“Speeding”
hasn’t always been the term for driving over the lawful speed limit. In the
early days of automobiles a century ago, “Fast Autoing” was the term, at least
in Northern Utah.
A May 4,
1911 Standard-Examiner article stated: “For exceeding the speed limit in an
automobile, T.S. Amussen of Salt Lake City was fined $20 in the (Ogden) police
court this morning.
A $20 fine
in 1911 was simply huge, equaling some $470 today, according to a government
inflation calculator.
And what was
the speed limit back then? It was a surprising 6 mph at the corner of
Washington Boulevard and 21st Street, where this ticket was issued.
(That’s jogging speed.)
The next
ticket mentioned in that 1911 court story was issued to Harman Peery, who broke
the speed limit at Grant Avenue and 24th Street.
(Peery, age
19, would go on to become Ogden’s “Cowboy Mayor,” from 1934-1939. At this time,
he was the Hupmobile Auto Dealer for Weber and two other counties.)
The Standard
report concluded by stating that both young men had reduced fines of only $20,
instead of the standard $25 fine (equal to some $588 in today’s dollars),
because it was it was their first offense and neither “was considered an
aggravated case of ‘scorching.’”
“All violate
the speed law” was a June 1, 1911 headline in the Standard.
“That every
automobile owner in Ogden violates the speed ordinance every day was the
contention of Judge J.D. Murphy,” the story stated. The Judge said he believed
that if every violator of the speed ordinance were brought into court, then the
courtroom would be filled with prisoners every day.
“He deplored
the unavoidable impartiality of the law in that one man is arrested for an
offense of which so many escape punishment,” the story said.
Another
drawback of the police a century ago was that, of course, there was no radar.
According to
a May 30, 1911 Standard story, “officers do not always know how fast a machine,
or other vehicle, is moving.”
Weber County
Sheriff Harrison, in that story, warned the public not to speed in Ogden Canyon
especially. He proposed having an officer on a motorcycle equipped with a
speedometer in the canyon. An officer would tail an automobile, “so there can
be no question as to how fast the pursued car travels.”
And, it wasn’t
just cars that were speeding back then. A June 11, 1912 letter to the editor by
Edward Walker in the Standard stated that motorcycles were breaking the law too
and something needed to be done about these “speed fiends,” who are a danger to
the public.
Walker
stated that recently a buggy load of women were thrown from their carriage when
their horse was frightened by a speeding motorcycle.

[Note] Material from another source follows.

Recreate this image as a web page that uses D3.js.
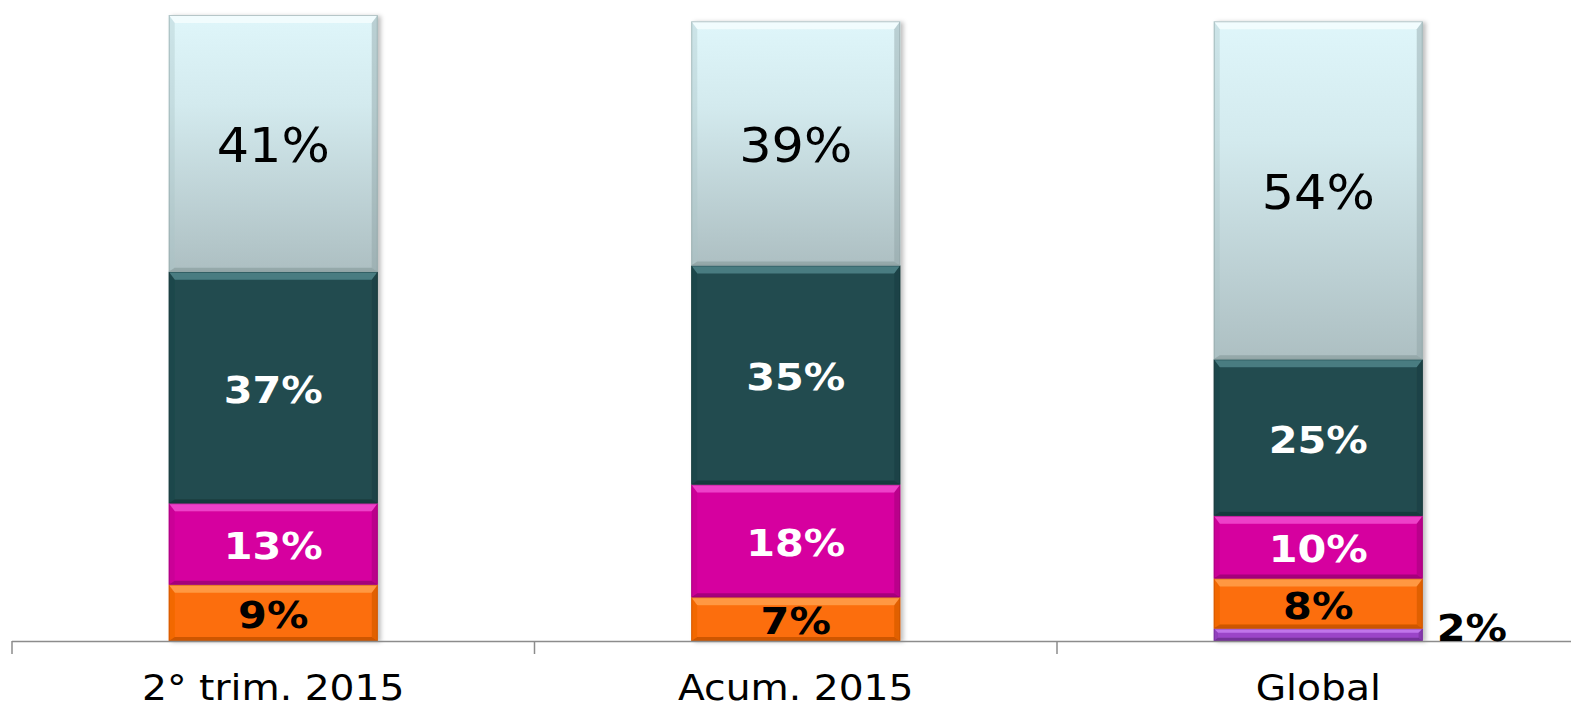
<!DOCTYPE html>
<html>
<head>
<meta charset="utf-8">
<script src="https://cdn.jsdelivr.net/npm/d3@7"></script>
<style>
  html, body { margin: 0; padding: 0; background: #fff; }
  svg { display: block; font-family: "DejaVu Sans", Verdana, sans-serif; }
</style>
</head>
<body>
<svg id="chart" width="1571" height="709"></svg>
<script>
// Categories and stacked shares (percent), bottom to top
const categories = ["2° trim. 2015", "Acum. 2015", "Global"];
const seriesNames = ["purple", "orange", "magenta", "teal", "light"];
const purpleVals  = [0, 0, 2];
const orangeVals  = [9, 7, 8];
const magentaVals = [13, 18, 10];
const tealVals    = [37, 35, 25];
const lightVals   = [41, 39, 54];

const W = 1571, H = 709;
const svg = d3.select("#chart");

const rows = categories.map((c, i) => ({
  cat: c,
  purple: purpleVals[i], orange: orangeVals[i], magenta: magentaVals[i],
  teal: tealVals[i], light: lightVals[i]
}));

const x = d3.scaleBand().domain(categories).range([12, 1579.5]).padding(0);
const y = d3.scaleLinear().domain([0, 100]).range([641, 15]);
const barW = x.bandwidth() * 0.4;

const style = {
  purple:  { fill: "#9b45c8", hi: "#c77cf0", lo: "#6c2a8f", side: "#7f34a8", label: "#000", weight: "bold", size: 38, sx: 1.09, outside: true },
  orange:  { fill: "#fc6e08", hi: "#ffa04d", lo: "#c25000", side: "#e05f00", label: "#000", weight: "bold", size: 38, sx: 1.09 },
  magenta: { fill: "#d6049f", hi: "#f24ad0", lo: "#9a0473", side: "#b8048a", label: "#fff", weight: "bold", size: 38, sx: 1.09 },
  teal:    { fill: "#234c50", hi: "#4f8589", lo: "#16373a", side: "#1b3f42", label: "#fff", weight: "bold", size: 38, sx: 1.09 },
  light:   { fill: "url(#lightGrad)", hi: "#f4fdfe", lo: "#8fa2a4", side: "#a9c3c6", label: "#000", weight: "normal", size: 48, sx: 1.06 }
};

const defs = svg.append("defs");
const lg = defs.append("linearGradient").attr("id", "lightGrad")
  .attr("x1", 0).attr("y1", 0).attr("x2", 0).attr("y2", 1);
lg.append("stop").attr("offset", "0%").attr("stop-color", "#dff6fa");
lg.append("stop").attr("offset", "35%").attr("stop-color", "#d3eaee");
lg.append("stop").attr("offset", "100%").attr("stop-color", "#adbfc2");

const shadow = defs.append("filter").attr("id", "shadow")
  .attr("x", "-5%").attr("y", "-5%").attr("width", "115%").attr("height", "115%");
shadow.append("feDropShadow").attr("dx", 3).attr("dy", 1).attr("stdDeviation", 2)
  .attr("flood-color", "#000").attr("flood-opacity", 0.25);

const stack = d3.stack().keys(seriesNames);
const stacked = stack(rows);

// Bars with a bevelled look
const barsG = svg.append("g").attr("filter", "url(#shadow)");
stacked.forEach(layer => {
  const key = layer.key;
  const s = style[key];
  layer.forEach((d, i) => {
    if (d[1] - d[0] <= 0) return;
    const cat = categories[i];
    const x0 = x(cat) + (x.bandwidth() - barW) / 2;
    const x1 = x0 + barW;
    const yTop = y(d[1]), yBot = y(d[0]);
    const h = yBot - yTop;
    const b = Math.min(8, h / 3);       // top bevel depth
    const bs = Math.min(6, h / 3);      // side bevel width
    const bb = Math.min(4, h / 4);      // bottom bevel depth
    const g = barsG.append("g");
    g.append("rect").attr("x", x0).attr("y", yTop).attr("width", barW).attr("height", h)
      .attr("fill", s.fill);
    g.append("path").attr("d", `M${x0},${yTop}L${x1},${yTop}L${x1 - bs},${yTop + b}L${x0 + bs},${yTop + b}Z`)
      .attr("fill", s.hi).attr("opacity", 0.85);
    g.append("path").attr("d", `M${x0},${yTop}L${x0 + bs},${yTop + b}L${x0 + bs},${yBot - bb}L${x0},${yBot}Z`)
      .attr("fill", s.side).attr("opacity", 0.35);
    g.append("path").attr("d", `M${x1},${yTop}L${x1 - bs},${yTop + b}L${x1 - bs},${yBot - bb}L${x1},${yBot}Z`)
      .attr("fill", s.lo).attr("opacity", 0.45);
    g.append("path").attr("d", `M${x0},${yBot}L${x1},${yBot}L${x1 - bs},${yBot - bb}L${x0 + bs},${yBot - bb}Z`)
      .attr("fill", s.lo).attr("opacity", 0.8);
    g.append("rect").attr("x", x0 + 0.5).attr("y", yTop + 0.5).attr("width", barW - 1).attr("height", h - 1)
      .attr("fill", "none").attr("stroke", s.lo).attr("stroke-opacity", 0.6).attr("stroke-width", 1);
  });
});

// Axis line and category boundary ticks
svg.append("line").attr("x1", 12).attr("x2", W).attr("y1", 641.5).attr("y2", 641.5)
  .attr("stroke", "#8c8c8c").attr("stroke-width", 1.5);
const bounds = categories.map(c => x(c)).concat([x(categories[categories.length - 1]) + x.bandwidth()]);
svg.selectAll("line.tick").data(bounds).join("line").attr("class", "tick")
  .attr("x1", d => d).attr("x2", d => d).attr("y1", 641).attr("y2", 654)
  .attr("stroke", "#8c8c8c").attr("stroke-width", 1.5);

// Category labels
svg.selectAll("text.cat").data(categories).join("text").attr("class", "cat")
  .attr("transform", d => `translate(${x(d) + x.bandwidth() / 2},700) scale(1.09,1)`)
  .attr("text-anchor", "middle").attr("font-size", 36).attr("fill", "#000")
  .text(d => d);

// Value labels
stacked.forEach(layer => {
  const s = style[layer.key];
  layer.forEach((d, i) => {
    const v = d[1] - d[0];
    if (v <= 0) return;
    const cat = categories[i];
    const cx = x(cat) + x.bandwidth() / 2;
    const t = svg.append("text").attr("font-size", s.size).attr("font-weight", s.weight)
      .attr("fill", s.label).text(v + "%");
    if (s.outside) {
      t.attr("text-anchor", "start")
        .attr("transform", `translate(${cx + barW / 2 + 14},${y(0)}) scale(${s.sx},1)`);
    } else {
      t.attr("text-anchor", "middle").attr("dominant-baseline", "central")
        .attr("transform", `translate(${cx},${(y(d[0]) + y(d[1])) / 2 + 2}) scale(${s.sx},1)`);
    }
  });
});
</script>
</body>
</html>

The first autos in Utah had arrived about 1906.
According to
http://historytogo.utah.gov/:
“By
1909 Utah's 370,000 residents owned only 873 cars and trucks. Not until 1913
did Henry Ford perfect the assembly-line production of his famous Model T,
making cars affordable for the average American.”
So, many, many more
cars hit Utah’s roads a few years later.
But, perhaps a $90 speeding ticket today isn’t
so bad, considering the almost $600 equal cost of such tickets a century ago.